WRITTEN TASK: Extract, in full, the lines below, beginning at the first and ending with the line that contains "X_MAX = 500". Pictures do not belong in the copy.

COLLECTED DATA:

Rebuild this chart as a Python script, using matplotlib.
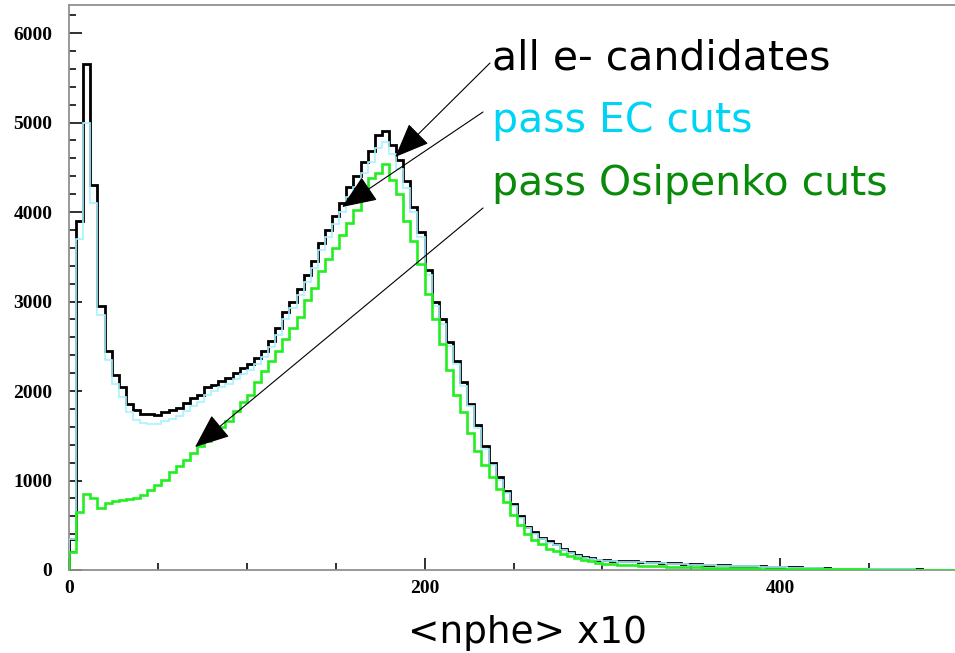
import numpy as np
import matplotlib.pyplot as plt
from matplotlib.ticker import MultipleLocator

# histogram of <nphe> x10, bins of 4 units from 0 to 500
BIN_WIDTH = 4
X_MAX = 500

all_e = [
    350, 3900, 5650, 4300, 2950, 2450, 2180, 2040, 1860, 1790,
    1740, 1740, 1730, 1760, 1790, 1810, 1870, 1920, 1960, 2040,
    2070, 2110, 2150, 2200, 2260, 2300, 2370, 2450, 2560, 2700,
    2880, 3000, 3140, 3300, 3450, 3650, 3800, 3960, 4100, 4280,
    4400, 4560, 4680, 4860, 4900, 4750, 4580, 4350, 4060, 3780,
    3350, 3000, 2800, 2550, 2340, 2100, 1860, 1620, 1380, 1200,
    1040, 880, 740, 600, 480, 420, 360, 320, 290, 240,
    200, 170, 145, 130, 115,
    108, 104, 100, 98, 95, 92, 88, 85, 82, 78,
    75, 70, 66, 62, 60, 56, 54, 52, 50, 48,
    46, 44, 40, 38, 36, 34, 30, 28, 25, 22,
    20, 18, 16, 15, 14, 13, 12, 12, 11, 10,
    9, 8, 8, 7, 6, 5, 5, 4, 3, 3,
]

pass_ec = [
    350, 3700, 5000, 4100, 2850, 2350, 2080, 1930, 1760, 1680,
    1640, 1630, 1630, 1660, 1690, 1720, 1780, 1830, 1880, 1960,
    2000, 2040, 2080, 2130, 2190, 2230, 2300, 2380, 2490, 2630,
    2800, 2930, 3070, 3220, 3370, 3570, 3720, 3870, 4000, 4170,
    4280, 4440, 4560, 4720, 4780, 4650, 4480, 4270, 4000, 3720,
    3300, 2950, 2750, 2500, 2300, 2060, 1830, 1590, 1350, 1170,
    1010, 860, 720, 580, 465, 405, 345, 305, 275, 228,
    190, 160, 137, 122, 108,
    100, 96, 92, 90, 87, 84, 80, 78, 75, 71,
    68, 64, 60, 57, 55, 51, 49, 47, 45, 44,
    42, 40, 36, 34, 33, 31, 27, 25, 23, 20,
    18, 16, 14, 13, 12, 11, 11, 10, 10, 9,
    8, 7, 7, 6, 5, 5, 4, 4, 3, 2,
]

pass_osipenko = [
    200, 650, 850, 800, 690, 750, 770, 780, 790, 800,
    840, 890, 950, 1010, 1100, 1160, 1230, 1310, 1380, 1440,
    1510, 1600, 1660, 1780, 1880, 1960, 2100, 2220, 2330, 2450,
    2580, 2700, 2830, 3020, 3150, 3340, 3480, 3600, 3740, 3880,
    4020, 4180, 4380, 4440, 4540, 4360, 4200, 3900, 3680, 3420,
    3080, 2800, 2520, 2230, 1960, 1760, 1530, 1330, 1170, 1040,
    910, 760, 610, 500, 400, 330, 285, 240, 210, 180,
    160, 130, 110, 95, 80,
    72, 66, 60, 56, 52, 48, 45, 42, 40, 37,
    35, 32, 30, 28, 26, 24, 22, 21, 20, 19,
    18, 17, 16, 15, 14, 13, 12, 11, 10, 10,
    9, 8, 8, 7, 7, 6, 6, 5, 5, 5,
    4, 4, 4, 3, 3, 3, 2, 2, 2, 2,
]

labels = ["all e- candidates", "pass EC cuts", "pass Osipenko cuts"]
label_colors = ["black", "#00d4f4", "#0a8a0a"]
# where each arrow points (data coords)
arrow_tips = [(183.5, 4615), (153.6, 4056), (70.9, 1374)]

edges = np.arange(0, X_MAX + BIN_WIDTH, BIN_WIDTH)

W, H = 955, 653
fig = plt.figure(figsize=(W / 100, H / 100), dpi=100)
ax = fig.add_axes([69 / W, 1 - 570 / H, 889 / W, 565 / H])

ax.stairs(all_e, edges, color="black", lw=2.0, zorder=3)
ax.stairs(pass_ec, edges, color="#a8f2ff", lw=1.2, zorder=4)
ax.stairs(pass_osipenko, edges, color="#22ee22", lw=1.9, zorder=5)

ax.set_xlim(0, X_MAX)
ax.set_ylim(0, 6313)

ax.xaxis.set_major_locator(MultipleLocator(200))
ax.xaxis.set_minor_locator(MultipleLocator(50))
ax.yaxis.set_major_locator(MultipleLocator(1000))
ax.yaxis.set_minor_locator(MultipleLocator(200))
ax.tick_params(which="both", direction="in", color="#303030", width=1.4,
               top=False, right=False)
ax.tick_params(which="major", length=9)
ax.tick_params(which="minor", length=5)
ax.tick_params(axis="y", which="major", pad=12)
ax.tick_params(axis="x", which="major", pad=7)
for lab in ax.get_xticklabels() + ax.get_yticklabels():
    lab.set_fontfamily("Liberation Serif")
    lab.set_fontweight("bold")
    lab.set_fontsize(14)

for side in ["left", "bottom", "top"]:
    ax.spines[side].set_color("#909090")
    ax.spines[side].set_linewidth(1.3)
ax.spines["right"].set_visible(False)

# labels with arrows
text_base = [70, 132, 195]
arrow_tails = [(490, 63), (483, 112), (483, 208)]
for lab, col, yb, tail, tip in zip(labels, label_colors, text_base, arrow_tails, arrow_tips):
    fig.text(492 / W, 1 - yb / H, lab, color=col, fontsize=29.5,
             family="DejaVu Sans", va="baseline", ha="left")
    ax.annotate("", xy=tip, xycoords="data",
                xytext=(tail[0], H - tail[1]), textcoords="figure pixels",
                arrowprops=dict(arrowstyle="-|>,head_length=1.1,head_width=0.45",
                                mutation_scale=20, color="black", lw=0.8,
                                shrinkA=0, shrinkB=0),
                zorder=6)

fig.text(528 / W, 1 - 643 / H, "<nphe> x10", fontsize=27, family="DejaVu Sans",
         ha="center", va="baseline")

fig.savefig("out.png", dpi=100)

EXPECTED ANSWER:
Rebuild this chart as a Python script, using matplotlib.
import numpy as np
import matplotlib.pyplot as plt
from matplotlib.ticker import MultipleLocator

# histogram of <nphe> x10, bins of 4 units from 0 to 500
BIN_WIDTH = 4
X_MAX = 500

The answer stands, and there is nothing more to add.